━━ RECORD LIST ━━

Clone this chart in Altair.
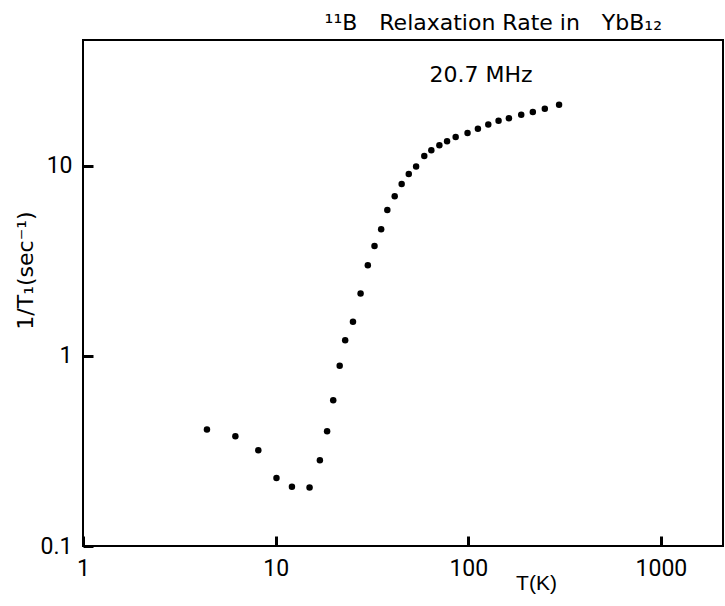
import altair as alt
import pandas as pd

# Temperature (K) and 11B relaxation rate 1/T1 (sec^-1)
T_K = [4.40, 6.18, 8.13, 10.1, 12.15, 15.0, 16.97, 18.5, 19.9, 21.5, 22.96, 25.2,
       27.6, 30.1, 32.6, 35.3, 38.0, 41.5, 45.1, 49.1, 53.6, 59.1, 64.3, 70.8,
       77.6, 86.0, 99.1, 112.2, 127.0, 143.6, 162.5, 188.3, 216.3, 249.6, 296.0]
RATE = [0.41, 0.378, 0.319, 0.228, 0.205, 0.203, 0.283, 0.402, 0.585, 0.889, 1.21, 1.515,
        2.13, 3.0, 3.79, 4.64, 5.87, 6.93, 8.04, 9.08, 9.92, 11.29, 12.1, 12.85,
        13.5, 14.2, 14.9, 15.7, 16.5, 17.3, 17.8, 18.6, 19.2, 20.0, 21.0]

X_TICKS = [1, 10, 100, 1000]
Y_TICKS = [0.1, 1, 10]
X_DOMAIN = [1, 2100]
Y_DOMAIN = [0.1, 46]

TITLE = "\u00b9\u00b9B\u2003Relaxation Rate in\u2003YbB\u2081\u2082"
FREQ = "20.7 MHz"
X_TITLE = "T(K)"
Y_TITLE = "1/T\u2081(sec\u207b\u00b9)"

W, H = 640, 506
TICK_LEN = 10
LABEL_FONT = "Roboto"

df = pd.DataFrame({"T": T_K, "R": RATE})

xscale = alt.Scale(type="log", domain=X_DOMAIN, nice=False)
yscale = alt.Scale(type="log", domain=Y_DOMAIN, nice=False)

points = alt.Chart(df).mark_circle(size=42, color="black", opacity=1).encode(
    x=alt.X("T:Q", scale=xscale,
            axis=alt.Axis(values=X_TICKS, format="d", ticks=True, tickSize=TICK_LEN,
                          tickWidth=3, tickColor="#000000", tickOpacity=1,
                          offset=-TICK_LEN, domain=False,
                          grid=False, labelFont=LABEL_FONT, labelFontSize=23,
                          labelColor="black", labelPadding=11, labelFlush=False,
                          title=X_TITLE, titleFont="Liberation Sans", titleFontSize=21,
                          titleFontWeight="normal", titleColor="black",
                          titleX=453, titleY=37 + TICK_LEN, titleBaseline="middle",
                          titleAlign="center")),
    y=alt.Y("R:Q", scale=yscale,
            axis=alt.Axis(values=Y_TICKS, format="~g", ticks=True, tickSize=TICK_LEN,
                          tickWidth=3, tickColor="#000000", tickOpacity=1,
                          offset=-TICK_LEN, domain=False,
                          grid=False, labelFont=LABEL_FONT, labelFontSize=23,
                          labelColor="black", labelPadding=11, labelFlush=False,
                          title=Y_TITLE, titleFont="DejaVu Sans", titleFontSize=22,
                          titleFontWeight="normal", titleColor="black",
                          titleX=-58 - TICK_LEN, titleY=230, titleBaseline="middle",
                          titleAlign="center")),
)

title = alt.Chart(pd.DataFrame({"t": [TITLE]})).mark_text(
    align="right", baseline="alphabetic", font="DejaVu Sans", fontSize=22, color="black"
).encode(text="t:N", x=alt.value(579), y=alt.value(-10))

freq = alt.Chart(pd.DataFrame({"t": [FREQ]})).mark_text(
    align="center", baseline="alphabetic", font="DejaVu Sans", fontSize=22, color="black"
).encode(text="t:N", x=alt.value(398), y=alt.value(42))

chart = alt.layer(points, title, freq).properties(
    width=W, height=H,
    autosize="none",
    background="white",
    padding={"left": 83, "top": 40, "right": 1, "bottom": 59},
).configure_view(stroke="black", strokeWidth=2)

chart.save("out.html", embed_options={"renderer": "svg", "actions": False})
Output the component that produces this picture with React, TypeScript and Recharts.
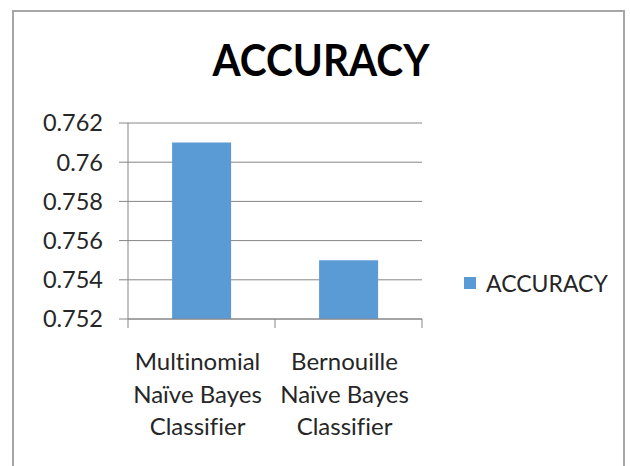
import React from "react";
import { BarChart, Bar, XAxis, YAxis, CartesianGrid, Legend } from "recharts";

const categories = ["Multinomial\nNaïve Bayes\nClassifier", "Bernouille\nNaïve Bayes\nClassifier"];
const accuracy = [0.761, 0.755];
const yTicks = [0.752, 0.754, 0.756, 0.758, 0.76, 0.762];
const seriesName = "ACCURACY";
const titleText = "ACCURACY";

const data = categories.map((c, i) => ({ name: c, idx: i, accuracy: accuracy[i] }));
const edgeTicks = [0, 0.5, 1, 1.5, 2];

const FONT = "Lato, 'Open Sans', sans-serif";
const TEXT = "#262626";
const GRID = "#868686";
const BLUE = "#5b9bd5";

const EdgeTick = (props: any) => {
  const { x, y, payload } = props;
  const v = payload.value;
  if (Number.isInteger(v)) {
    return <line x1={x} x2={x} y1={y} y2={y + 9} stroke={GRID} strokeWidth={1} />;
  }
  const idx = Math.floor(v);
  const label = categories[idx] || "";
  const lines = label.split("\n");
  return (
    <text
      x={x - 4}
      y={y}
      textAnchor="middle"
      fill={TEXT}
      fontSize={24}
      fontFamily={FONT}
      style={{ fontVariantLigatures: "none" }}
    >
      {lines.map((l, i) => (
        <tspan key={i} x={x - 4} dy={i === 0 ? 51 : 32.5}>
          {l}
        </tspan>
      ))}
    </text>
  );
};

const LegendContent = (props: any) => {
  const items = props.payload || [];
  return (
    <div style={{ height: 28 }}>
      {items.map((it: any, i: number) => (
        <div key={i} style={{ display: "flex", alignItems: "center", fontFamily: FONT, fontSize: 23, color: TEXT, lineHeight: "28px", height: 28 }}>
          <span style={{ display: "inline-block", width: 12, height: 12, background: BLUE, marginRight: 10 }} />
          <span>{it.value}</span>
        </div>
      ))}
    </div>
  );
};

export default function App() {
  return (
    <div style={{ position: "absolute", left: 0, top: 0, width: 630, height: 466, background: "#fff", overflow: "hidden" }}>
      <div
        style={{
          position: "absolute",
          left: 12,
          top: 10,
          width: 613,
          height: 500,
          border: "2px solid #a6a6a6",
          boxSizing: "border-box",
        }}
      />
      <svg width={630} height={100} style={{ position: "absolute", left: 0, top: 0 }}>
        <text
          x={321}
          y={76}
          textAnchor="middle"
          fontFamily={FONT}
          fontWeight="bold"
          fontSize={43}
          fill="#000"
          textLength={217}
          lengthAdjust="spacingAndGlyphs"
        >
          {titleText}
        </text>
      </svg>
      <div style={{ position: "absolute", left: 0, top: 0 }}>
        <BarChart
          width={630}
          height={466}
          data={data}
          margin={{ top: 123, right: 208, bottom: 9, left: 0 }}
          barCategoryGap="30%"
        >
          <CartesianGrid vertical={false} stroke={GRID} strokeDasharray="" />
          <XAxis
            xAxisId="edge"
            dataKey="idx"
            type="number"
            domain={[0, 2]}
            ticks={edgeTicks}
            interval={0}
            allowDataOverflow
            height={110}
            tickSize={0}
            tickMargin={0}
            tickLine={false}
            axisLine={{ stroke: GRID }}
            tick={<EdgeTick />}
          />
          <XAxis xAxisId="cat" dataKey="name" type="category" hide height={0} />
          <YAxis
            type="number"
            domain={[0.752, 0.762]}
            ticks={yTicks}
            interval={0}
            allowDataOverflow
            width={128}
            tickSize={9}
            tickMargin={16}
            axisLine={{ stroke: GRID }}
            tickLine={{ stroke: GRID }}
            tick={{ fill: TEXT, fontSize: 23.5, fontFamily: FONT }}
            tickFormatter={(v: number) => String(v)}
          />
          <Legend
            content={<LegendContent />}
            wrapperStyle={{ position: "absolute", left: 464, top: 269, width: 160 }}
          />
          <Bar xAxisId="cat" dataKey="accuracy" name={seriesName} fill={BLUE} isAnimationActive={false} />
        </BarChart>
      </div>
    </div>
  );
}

━━━

EXERCISE GOAL >> Quote, please, every line of the material above from its start through the line that has "19.2, 20.0, 21.0]", reproducing the words exactly and dropping any images.

EXERCISE RESULT >>
Clone this chart in Altair.
import altair as alt
import pandas as pd

# Temperature (K) and 11B relaxation rate 1/T1 (sec^-1)
T_K = [4.40, 6.18, 8.13, 10.1, 12.15, 15.0, 16.97, 18.5, 19.9, 21.5, 22.96, 25.2,
       27.6, 30.1, 32.6, 35.3, 38.0, 41.5, 45.1, 49.1, 53.6, 59.1, 64.3, 70.8,
       77.6, 86.0, 99.1, 112.2, 127.0, 143.6, 162.5, 188.3, 216.3, 249.6, 296.0]
RATE = [0.41, 0.378, 0.319, 0.228, 0.205, 0.203, 0.283, 0.402, 0.585, 0.889, 1.21, 1.515,
        2.13, 3.0, 3.79, 4.64, 5.87, 6.93, 8.04, 9.08, 9.92, 11.29, 12.1, 12.85,
        13.5, 14.2, 14.9, 15.7, 16.5, 17.3, 17.8, 18.6, 19.2, 20.0, 21.0]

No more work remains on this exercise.